Aim of the exercise: Copy verbatim the material from its first line to the line that holds "import plotly.graph_objects as go", including that line.

--- Begin Records to use ---

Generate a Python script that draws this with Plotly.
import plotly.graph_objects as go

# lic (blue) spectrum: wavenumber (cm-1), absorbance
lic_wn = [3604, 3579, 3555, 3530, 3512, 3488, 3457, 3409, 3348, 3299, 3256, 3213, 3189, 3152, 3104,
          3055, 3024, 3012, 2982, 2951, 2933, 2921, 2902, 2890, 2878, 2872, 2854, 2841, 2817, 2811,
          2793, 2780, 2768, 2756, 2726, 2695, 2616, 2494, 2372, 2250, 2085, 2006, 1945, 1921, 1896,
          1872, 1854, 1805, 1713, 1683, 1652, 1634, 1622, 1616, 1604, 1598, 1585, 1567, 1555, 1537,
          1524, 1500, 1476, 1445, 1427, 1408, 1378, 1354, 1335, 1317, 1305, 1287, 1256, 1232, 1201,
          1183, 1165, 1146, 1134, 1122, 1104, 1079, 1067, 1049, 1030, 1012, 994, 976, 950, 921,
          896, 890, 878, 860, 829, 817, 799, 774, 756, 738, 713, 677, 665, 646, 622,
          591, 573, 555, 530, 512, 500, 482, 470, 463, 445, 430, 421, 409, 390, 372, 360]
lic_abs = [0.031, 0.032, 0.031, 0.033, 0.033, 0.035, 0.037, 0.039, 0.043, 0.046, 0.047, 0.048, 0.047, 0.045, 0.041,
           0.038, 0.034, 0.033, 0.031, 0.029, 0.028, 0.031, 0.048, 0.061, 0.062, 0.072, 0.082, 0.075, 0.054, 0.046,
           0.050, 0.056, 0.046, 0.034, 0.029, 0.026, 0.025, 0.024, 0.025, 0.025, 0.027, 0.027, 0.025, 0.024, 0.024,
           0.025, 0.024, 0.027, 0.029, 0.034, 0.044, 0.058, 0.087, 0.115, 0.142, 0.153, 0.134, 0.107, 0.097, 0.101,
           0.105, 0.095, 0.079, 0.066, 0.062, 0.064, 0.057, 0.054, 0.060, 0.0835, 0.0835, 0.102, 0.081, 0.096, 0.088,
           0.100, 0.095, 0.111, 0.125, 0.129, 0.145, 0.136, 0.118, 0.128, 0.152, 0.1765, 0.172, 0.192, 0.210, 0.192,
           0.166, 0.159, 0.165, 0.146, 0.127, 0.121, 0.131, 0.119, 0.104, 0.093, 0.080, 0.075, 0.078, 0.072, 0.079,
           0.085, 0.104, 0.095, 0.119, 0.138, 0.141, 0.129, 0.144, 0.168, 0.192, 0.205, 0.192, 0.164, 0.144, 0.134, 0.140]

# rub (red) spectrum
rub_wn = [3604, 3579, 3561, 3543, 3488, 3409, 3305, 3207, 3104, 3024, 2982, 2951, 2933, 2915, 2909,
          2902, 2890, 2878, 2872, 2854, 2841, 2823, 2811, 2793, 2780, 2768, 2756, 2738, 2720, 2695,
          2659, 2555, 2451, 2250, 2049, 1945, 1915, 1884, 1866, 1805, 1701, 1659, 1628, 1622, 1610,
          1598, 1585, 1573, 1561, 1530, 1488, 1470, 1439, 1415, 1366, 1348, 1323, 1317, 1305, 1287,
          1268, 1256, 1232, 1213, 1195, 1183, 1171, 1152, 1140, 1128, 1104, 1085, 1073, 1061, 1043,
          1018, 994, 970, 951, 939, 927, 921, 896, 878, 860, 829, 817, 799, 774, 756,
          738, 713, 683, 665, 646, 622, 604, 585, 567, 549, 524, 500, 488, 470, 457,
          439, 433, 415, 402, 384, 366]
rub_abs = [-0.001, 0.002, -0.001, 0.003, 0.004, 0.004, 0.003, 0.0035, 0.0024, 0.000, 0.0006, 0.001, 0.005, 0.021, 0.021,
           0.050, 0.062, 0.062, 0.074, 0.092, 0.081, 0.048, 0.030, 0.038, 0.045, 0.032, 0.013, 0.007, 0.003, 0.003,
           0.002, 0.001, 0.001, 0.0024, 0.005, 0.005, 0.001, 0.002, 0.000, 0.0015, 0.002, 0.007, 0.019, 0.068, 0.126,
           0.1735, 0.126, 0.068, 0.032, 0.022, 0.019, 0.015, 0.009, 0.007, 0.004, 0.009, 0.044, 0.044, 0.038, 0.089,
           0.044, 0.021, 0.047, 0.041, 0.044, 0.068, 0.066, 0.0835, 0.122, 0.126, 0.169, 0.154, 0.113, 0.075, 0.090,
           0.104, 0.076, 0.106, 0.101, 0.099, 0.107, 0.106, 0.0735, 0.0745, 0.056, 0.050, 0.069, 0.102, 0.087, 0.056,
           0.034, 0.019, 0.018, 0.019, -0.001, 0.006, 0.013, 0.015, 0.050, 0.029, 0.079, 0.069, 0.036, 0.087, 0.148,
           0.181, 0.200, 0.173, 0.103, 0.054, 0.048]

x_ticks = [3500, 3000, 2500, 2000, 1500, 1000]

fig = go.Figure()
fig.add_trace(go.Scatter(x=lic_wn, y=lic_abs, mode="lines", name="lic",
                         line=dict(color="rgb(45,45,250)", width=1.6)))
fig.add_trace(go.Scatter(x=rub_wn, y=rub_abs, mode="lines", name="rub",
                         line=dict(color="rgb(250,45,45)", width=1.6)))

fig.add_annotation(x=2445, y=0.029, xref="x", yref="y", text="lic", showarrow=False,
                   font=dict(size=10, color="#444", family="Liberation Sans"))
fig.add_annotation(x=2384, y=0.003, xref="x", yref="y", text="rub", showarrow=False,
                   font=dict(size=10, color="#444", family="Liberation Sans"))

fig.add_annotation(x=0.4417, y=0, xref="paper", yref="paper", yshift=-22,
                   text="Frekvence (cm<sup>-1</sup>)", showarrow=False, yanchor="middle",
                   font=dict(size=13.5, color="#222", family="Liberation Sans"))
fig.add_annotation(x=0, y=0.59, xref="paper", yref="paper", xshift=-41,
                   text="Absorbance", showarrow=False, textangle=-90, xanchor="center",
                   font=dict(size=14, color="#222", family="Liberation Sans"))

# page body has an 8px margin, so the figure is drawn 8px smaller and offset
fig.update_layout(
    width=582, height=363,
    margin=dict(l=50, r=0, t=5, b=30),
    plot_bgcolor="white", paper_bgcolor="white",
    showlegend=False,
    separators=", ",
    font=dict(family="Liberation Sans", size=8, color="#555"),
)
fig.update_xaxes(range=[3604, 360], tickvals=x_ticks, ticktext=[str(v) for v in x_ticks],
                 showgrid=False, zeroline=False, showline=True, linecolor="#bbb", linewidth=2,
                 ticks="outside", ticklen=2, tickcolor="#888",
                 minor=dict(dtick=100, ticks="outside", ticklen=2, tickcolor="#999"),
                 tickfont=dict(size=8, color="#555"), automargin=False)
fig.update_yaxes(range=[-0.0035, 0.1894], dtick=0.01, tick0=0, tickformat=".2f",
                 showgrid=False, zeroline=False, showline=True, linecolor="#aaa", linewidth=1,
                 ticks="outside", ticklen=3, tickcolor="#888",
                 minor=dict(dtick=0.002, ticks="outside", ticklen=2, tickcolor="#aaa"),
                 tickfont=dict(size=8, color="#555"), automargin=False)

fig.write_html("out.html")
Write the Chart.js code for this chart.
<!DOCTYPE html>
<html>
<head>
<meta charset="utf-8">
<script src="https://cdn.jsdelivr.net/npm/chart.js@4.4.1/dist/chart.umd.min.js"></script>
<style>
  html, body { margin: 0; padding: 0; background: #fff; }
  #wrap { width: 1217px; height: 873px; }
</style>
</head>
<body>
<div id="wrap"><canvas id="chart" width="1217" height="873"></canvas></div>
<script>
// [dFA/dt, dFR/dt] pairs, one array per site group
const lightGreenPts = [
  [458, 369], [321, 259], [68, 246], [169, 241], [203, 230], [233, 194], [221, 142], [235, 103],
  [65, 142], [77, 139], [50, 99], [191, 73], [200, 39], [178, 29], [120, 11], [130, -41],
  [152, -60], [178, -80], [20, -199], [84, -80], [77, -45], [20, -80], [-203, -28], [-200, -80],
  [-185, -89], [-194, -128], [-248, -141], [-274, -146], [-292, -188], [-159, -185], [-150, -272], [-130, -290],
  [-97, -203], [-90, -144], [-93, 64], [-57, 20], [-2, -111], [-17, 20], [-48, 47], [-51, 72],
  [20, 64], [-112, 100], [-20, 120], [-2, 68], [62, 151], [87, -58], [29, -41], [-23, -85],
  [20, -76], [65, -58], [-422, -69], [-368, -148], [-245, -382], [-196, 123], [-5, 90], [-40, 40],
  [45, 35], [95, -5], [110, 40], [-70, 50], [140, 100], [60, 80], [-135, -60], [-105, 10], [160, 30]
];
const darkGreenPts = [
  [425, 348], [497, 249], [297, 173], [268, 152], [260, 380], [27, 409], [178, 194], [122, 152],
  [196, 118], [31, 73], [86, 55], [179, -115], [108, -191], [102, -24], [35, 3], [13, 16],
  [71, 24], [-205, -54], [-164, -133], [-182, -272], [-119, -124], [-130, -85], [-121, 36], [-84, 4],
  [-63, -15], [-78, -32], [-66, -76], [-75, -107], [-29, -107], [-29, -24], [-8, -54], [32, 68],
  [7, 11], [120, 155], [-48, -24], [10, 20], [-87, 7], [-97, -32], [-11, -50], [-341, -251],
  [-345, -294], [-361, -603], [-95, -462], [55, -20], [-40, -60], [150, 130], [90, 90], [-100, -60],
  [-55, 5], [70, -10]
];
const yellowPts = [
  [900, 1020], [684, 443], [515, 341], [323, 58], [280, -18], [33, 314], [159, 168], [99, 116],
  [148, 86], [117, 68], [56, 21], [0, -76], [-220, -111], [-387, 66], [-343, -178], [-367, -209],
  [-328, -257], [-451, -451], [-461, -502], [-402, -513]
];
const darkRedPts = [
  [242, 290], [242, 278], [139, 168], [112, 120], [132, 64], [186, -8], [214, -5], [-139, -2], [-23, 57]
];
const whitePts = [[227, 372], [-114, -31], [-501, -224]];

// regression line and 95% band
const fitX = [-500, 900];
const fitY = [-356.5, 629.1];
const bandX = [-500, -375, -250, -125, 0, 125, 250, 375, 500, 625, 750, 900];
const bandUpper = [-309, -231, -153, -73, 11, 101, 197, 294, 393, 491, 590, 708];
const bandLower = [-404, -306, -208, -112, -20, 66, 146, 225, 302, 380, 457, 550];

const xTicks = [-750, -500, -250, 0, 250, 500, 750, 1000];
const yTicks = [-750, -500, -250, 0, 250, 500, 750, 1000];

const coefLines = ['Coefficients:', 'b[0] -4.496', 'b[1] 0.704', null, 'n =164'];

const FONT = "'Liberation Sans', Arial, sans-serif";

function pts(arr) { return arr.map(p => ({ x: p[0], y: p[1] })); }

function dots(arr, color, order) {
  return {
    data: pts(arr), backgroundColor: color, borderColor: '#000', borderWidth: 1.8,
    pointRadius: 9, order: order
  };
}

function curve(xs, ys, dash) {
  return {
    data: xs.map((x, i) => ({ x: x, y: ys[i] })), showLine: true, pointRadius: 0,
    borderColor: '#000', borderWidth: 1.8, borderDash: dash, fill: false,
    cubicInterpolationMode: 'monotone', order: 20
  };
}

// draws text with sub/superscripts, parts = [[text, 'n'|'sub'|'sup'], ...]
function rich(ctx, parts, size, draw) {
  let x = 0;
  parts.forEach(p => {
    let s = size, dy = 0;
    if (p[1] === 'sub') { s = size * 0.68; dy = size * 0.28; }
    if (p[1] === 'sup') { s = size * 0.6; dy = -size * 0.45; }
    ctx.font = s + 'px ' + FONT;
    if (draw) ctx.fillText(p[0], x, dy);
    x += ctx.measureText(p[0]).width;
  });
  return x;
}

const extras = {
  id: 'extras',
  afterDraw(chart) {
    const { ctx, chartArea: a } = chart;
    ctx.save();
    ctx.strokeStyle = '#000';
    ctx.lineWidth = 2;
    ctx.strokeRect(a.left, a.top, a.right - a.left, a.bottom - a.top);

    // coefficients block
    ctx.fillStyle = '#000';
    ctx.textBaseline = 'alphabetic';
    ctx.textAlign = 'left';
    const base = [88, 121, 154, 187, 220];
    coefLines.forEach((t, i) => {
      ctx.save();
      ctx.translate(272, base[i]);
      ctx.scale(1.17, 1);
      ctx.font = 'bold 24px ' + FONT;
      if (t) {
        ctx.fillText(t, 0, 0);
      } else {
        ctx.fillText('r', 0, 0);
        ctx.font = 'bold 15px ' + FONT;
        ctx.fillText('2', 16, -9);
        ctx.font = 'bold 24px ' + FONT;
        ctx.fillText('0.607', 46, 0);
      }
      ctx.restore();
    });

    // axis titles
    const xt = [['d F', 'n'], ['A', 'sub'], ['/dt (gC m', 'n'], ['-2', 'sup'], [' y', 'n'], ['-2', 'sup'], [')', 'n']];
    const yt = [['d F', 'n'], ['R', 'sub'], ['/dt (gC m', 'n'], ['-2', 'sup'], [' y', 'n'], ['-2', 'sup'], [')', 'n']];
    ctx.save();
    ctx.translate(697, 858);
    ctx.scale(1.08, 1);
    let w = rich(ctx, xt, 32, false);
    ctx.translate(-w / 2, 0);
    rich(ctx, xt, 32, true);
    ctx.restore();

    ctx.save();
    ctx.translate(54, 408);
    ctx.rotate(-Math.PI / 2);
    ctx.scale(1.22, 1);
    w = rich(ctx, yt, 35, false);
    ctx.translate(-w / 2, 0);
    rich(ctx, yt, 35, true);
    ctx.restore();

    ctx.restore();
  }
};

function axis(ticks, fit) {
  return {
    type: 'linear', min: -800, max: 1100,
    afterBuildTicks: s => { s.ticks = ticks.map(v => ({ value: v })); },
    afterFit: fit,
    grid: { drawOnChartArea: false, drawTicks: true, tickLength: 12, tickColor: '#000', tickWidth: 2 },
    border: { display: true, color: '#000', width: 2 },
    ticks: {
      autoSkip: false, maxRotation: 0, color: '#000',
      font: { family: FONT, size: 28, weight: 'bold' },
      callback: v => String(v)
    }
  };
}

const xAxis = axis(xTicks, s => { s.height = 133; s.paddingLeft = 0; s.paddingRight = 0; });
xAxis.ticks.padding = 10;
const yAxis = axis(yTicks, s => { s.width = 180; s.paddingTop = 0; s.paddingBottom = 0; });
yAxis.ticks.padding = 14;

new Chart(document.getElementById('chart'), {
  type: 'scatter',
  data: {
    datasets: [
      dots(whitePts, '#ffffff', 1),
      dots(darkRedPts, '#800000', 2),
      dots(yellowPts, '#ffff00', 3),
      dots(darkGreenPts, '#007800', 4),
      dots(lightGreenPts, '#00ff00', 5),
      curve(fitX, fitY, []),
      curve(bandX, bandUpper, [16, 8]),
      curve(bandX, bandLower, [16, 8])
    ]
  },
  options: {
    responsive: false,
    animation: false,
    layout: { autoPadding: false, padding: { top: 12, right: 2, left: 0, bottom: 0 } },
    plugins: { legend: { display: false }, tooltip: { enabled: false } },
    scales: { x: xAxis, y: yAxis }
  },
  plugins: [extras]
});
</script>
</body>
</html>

--- End Records to use ---

Exercise result:
Generate a Python script that draws this with Plotly.
import plotly.graph_objects as go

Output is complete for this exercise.